If you cannot afford the monthly premium, do not let the policy lapse. Contact the carrier immediately and request a payment plan, a coverage reduction (drop collision and comprehensive if you own the vehicle outright), or a switch to non-owner SR-22 if you can sell the vehicle. Voluntary cancellation triggers the same SR-26 filing and suspension as involuntary non-payment cancellation.

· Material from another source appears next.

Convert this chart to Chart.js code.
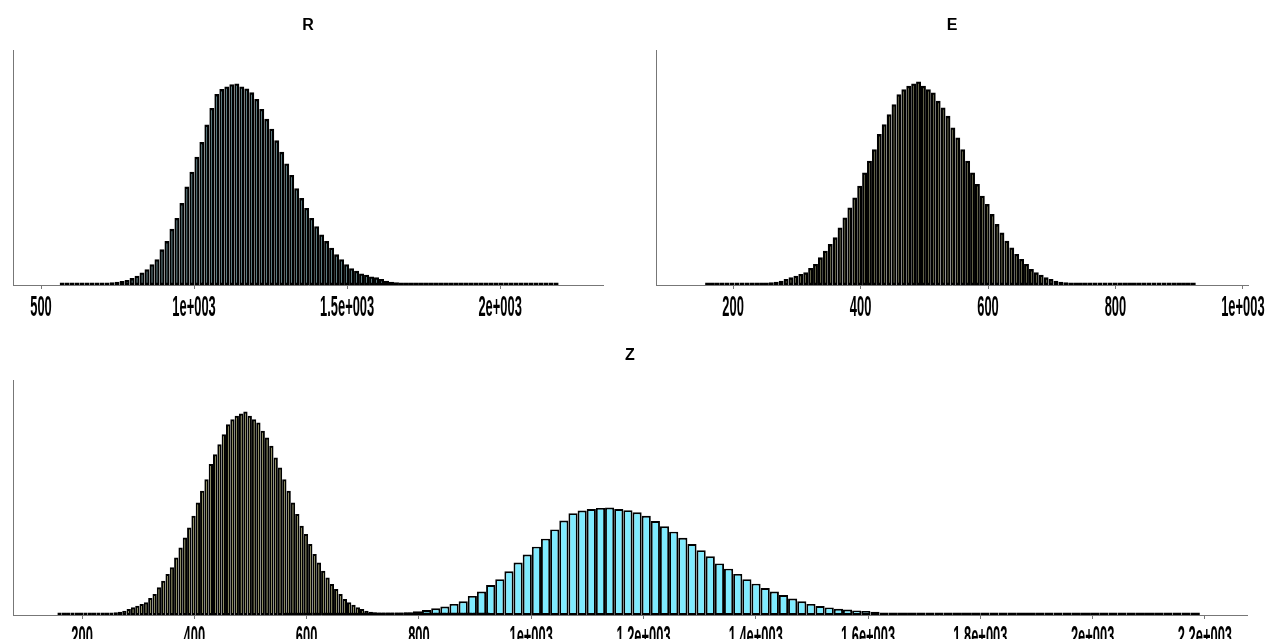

The only way to avoid re-suspension is to maintain continuous coverage without any gap for the full 2 years, then request that the carrier file an SR-22 release with the DOR once the filing period ends.

Find SR-22 Coverage That Keeps You Legal Through the Full Filing Period

Missouri reinstatement after an uninsured suspension is procedurally straightforward—resolve the ticket, file SR-22, pay the $20 fee—but the 2-year MAIVS monitoring period is where most drivers fail. A single missed payment, a single coverage gap, or a misunderstanding about non-owner policy limits triggers immediate re-suspension and resets your filing clock. The carriers that write Missouri SR-22 for uninsured-suspension drivers today—Progressive, Geico, The General, Bristol West, Dairyland—all file electronically and all appear in MAIVS within 48 hours, but premium costs, underwriting acceptance, and payment flexibility vary widely.

Compare quotes from at least three SR-22 carriers before binding. Monthly premium differences of $40 to $80 compound to $960 to $1,920 over the 2-year filing period. Request non-owner SR-22 quotes if you do not own a vehicle—the savings are significant and the coverage satisfies Missouri's reinstatement requirement. Verify that the carrier you choose offers payment plans or grace periods for missed payments; switching carriers mid-filing-period to chase a lower rate creates a coverage gap that triggers SR-26 filing and re-suspension. Set up autopay on the policy the day it binds and do not cancel it until the DOR confirms your SR-22 release 2 years from now.